ヒコロヒー 20代で若かった私の中では、ある程度培ったものがある人たちって、名も無き若手の前で「俺はこれをやって、あれもやってきた」とか、「あの人と仲が良くてさ」とか、「あいつを育てたのは俺だ」って、なんか雪崩のように言ってくるイメージだったんです。それが痛いよね、寒いよねって感覚が最初からありました。でも、宮嵜さんは私の好きなラジオをやってた方やから、風土も同じというか。私もすぐ懐いて、飯に行くようになったけど、良いときも悪いときも変わらずにずっと「単独おもしろかった」「あのネタいいね」「いい設定だね」って声をかけてくれました。

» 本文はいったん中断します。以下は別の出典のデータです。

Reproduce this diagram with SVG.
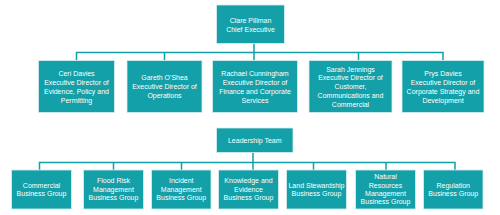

★1 2017年4月3日27時、ヒコロヒーの同期であるお笑いコンビ・ランパンプスの『オールナイトニッポン0』の初回放送がスタート。いてもたってもいられなくなったヒコロヒーが真裏でツイキャスを始めたのを、『伊集院光 深夜の馬鹿力』の生放送を終えた宮嵜が偶然発見した。
★2 TBSラジオで2015年4月にスタートしたお笑いのネタ番組。公開収録によるオンエア権争奪ライブが行われ、年間のグランドチャンピオンになると、冠特番が放送され、番組後半の30分枠を1年間担当するのが習わしとなっている。